WORK TO DO → Copy the data that follows, character for character, minus the pictures.

SUPPLIED MATERIAL →
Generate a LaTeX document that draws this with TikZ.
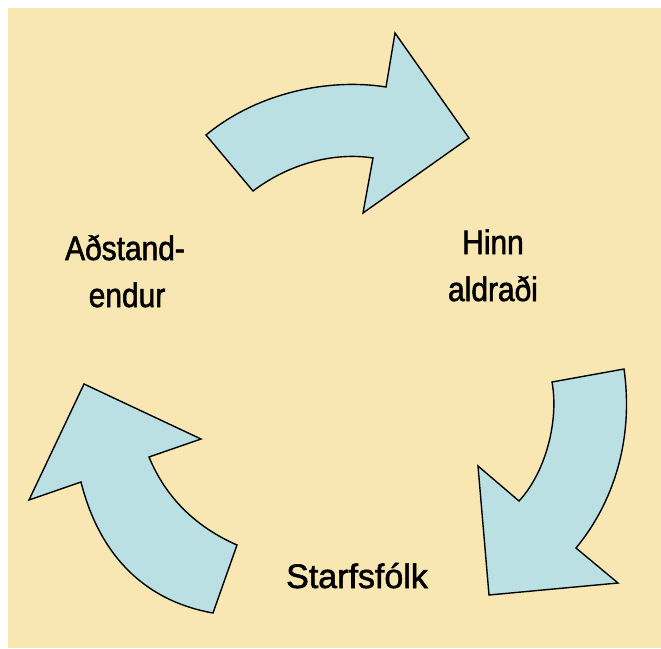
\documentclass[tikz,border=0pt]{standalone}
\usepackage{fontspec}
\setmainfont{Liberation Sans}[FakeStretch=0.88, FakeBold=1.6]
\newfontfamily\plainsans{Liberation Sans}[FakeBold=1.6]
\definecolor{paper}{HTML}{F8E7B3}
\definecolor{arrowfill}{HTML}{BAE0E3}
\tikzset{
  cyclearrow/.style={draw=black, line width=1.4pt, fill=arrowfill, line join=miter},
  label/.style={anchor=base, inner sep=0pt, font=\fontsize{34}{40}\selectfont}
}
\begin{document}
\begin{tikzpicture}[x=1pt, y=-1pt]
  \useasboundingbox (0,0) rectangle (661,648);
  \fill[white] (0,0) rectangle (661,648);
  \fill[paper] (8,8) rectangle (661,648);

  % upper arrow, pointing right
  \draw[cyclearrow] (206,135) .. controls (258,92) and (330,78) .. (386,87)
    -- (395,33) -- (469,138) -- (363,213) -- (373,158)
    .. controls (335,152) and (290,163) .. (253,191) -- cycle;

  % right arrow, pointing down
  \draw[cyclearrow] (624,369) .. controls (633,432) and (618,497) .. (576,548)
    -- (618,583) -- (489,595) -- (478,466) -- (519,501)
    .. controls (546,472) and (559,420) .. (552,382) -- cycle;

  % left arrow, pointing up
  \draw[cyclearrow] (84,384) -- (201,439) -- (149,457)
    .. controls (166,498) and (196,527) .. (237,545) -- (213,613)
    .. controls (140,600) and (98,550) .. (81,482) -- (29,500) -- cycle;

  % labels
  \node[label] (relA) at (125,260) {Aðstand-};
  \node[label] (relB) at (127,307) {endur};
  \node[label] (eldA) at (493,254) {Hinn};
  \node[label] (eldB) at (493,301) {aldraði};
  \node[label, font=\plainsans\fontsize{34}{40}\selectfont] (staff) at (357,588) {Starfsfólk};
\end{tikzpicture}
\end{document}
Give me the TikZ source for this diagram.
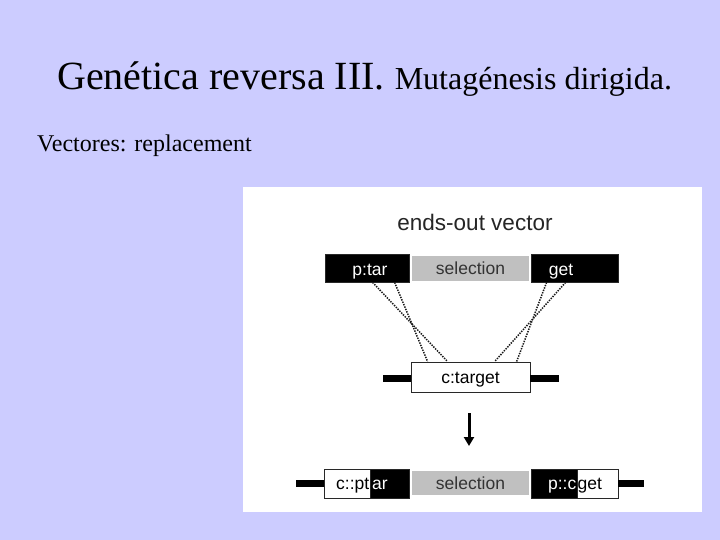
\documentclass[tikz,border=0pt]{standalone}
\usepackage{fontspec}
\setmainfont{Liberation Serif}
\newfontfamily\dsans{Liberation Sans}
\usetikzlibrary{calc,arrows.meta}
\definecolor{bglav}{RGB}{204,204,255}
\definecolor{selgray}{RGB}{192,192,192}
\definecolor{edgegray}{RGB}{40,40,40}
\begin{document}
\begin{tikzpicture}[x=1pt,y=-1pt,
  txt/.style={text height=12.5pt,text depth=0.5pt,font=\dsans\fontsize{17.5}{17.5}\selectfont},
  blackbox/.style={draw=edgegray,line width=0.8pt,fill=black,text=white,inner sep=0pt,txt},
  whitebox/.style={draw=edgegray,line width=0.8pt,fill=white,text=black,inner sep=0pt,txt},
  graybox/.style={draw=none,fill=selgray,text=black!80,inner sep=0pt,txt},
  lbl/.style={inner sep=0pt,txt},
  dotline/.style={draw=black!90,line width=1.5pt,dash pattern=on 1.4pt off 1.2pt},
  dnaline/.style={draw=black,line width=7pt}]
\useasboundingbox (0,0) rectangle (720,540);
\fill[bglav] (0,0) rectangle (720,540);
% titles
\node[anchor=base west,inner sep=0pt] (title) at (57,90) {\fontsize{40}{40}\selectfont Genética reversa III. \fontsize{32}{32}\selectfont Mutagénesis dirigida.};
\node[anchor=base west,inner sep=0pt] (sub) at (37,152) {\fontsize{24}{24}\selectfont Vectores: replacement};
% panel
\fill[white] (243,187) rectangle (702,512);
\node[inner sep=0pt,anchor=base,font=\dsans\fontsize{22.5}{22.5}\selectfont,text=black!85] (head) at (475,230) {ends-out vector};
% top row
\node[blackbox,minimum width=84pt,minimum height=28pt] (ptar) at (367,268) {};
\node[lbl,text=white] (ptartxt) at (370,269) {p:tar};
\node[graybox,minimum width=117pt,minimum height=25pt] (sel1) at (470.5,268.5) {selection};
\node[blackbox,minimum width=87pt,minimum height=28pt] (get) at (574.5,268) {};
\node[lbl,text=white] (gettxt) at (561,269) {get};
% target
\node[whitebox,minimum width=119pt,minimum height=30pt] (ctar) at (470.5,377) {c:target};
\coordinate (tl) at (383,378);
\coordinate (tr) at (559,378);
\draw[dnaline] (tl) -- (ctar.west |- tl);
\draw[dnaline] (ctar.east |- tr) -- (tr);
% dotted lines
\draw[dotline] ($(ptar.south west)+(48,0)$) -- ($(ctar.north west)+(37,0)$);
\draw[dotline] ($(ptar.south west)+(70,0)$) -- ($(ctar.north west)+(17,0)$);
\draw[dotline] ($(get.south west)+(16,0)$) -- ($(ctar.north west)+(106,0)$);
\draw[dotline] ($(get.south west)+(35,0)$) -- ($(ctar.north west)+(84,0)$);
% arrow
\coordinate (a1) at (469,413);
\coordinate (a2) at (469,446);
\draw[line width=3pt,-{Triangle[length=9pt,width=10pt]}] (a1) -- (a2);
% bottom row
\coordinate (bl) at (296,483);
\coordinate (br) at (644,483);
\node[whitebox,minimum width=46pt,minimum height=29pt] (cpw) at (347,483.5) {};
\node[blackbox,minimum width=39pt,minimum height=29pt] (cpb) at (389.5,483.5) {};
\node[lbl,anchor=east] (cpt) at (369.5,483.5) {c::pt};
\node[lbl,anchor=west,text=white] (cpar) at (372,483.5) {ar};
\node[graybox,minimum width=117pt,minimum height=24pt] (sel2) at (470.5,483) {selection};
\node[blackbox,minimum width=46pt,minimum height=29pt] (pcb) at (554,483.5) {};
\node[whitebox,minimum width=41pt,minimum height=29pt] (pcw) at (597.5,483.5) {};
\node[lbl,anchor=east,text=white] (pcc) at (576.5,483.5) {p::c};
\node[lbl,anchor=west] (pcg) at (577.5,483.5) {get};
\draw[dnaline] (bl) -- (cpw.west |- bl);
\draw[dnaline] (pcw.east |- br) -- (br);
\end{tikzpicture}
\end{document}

ANSWER TO THE TASK →
Generate a LaTeX document that draws this with TikZ.
\documentclass[tikz,border=0pt]{standalone}
\usepackage{fontspec}
\setmainfont{Liberation Sans}[FakeStretch=0.88, FakeBold=1.6]
\newfontfamily\plainsans{Liberation Sans}[FakeBold=1.6]
\definecolor{paper}{HTML}{F8E7B3}
\definecolor{arrowfill}{HTML}{BAE0E3}
\tikzset{
  cyclearrow/.style={draw=black, line width=1.4pt, fill=arrowfill, line join=miter},
  label/.style={anchor=base, inner sep=0pt, font=\fontsize{34}{40}\selectfont}
}
\begin{document}
\begin{tikzpicture}[x=1pt, y=-1pt]
  \useasboundingbox (0,0) rectangle (661,648);
  \fill[white] (0,0) rectangle (661,648);
  \fill[paper] (8,8) rectangle (661,648);

  % upper arrow, pointing right
  \draw[cyclearrow] (206,135) .. controls (258,92) and (330,78) .. (386,87)
    -- (395,33) -- (469,138) -- (363,213) -- (373,158)
    .. controls (335,152) and (290,163) .. (253,191) -- cycle;

  % right arrow, pointing down
  \draw[cyclearrow] (624,369) .. controls (633,432) and (618,497) .. (576,548)
    -- (618,583) -- (489,595) -- (478,466) -- (519,501)
    .. controls (546,472) and (559,420) .. (552,382) -- cycle;

  % left arrow, pointing up
  \draw[cyclearrow] (84,384) -- (201,439) -- (149,457)
    .. controls (166,498) and (196,527) .. (237,545) -- (213,613)
    .. controls (140,600) and (98,550) .. (81,482) -- (29,500) -- cycle;

  % labels
  \node[label] (relA) at (125,260) {Aðstand-};
  \node[label] (relB) at (127,307) {endur};
  \node[label] (eldA) at (493,254) {Hinn};
  \node[label] (eldB) at (493,301) {aldraði};
  \node[label, font=\plainsans\fontsize{34}{40}\selectfont] (staff) at (357,588) {Starfsfólk};
\end{tikzpicture}
\end{document}
Give me the TikZ source for this diagram.
\documentclass[tikz,border=0pt]{standalone}
\usepackage{fontspec}
\setmainfont{Liberation Serif}
\newfontfamily\dsans{Liberation Sans}
\usetikzlibrary{calc,arrows.meta}
\definecolor{bglav}{RGB}{204,204,255}
\definecolor{selgray}{RGB}{192,192,192}
\definecolor{edgegray}{RGB}{40,40,40}
\begin{document}
\begin{tikzpicture}[x=1pt,y=-1pt,
  txt/.style={text height=12.5pt,text depth=0.5pt,font=\dsans\fontsize{17.5}{17.5}\selectfont},
  blackbox/.style={draw=edgegray,line width=0.8pt,fill=black,text=white,inner sep=0pt,txt},
  whitebox/.style={draw=edgegray,line width=0.8pt,fill=white,text=black,inner sep=0pt,txt},
  graybox/.style={draw=none,fill=selgray,text=black!80,inner sep=0pt,txt},
  lbl/.style={inner sep=0pt,txt},
  dotline/.style={draw=black!90,line width=1.5pt,dash pattern=on 1.4pt off 1.2pt},
  dnaline/.style={draw=black,line width=7pt}]
\useasboundingbox (0,0) rectangle (720,540);
\fill[bglav] (0,0) rectangle (720,540);
% titles
\node[anchor=base west,inner sep=0pt] (title) at (57,90) {\fontsize{40}{40}\selectfont Genética reversa III. \fontsize{32}{32}\selectfont Mutagénesis dirigida.};
\node[anchor=base west,inner sep=0pt] (sub) at (37,152) {\fontsize{24}{24}\selectfont Vectores: replacement};
% panel
\fill[white] (243,187) rectangle (702,512);
\node[inner sep=0pt,anchor=base,font=\dsans\fontsize{22.5}{22.5}\selectfont,text=black!85] (head) at (475,230) {ends-out vector};
% top row
\node[blackbox,minimum width=84pt,minimum height=28pt] (ptar) at (367,268) {};
\node[lbl,text=white] (ptartxt) at (370,269) {p:tar};
\node[graybox,minimum width=117pt,minimum height=25pt] (sel1) at (470.5,268.5) {selection};
\node[blackbox,minimum width=87pt,minimum height=28pt] (get) at (574.5,268) {};
\node[lbl,text=white] (gettxt) at (561,269) {get};
% target
\node[whitebox,minimum width=119pt,minimum height=30pt] (ctar) at (470.5,377) {c:target};
\coordinate (tl) at (383,378);
\coordinate (tr) at (559,378);
\draw[dnaline] (tl) -- (ctar.west |- tl);
\draw[dnaline] (ctar.east |- tr) -- (tr);
% dotted lines
\draw[dotline] ($(ptar.south west)+(48,0)$) -- ($(ctar.north west)+(37,0)$);
\draw[dotline] ($(ptar.south west)+(70,0)$) -- ($(ctar.north west)+(17,0)$);
\draw[dotline] ($(get.south west)+(16,0)$) -- ($(ctar.north west)+(106,0)$);
\draw[dotline] ($(get.south west)+(35,0)$) -- ($(ctar.north west)+(84,0)$);
% arrow
\coordinate (a1) at (469,413);
\coordinate (a2) at (469,446);
\draw[line width=3pt,-{Triangle[length=9pt,width=10pt]}] (a1) -- (a2);
% bottom row
\coordinate (bl) at (296,483);
\coordinate (br) at (644,483);
\node[whitebox,minimum width=46pt,minimum height=29pt] (cpw) at (347,483.5) {};
\node[blackbox,minimum width=39pt,minimum height=29pt] (cpb) at (389.5,483.5) {};
\node[lbl,anchor=east] (cpt) at (369.5,483.5) {c::pt};
\node[lbl,anchor=west,text=white] (cpar) at (372,483.5) {ar};
\node[graybox,minimum width=117pt,minimum height=24pt] (sel2) at (470.5,483) {selection};
\node[blackbox,minimum width=46pt,minimum height=29pt] (pcb) at (554,483.5) {};
\node[whitebox,minimum width=41pt,minimum height=29pt] (pcw) at (597.5,483.5) {};
\node[lbl,anchor=east,text=white] (pcc) at (576.5,483.5) {p::c};
\node[lbl,anchor=west] (pcg) at (577.5,483.5) {get};
\draw[dnaline] (bl) -- (cpw.west |- bl);
\draw[dnaline] (pcw.east |- br) -- (br);
\end{tikzpicture}
\end{document}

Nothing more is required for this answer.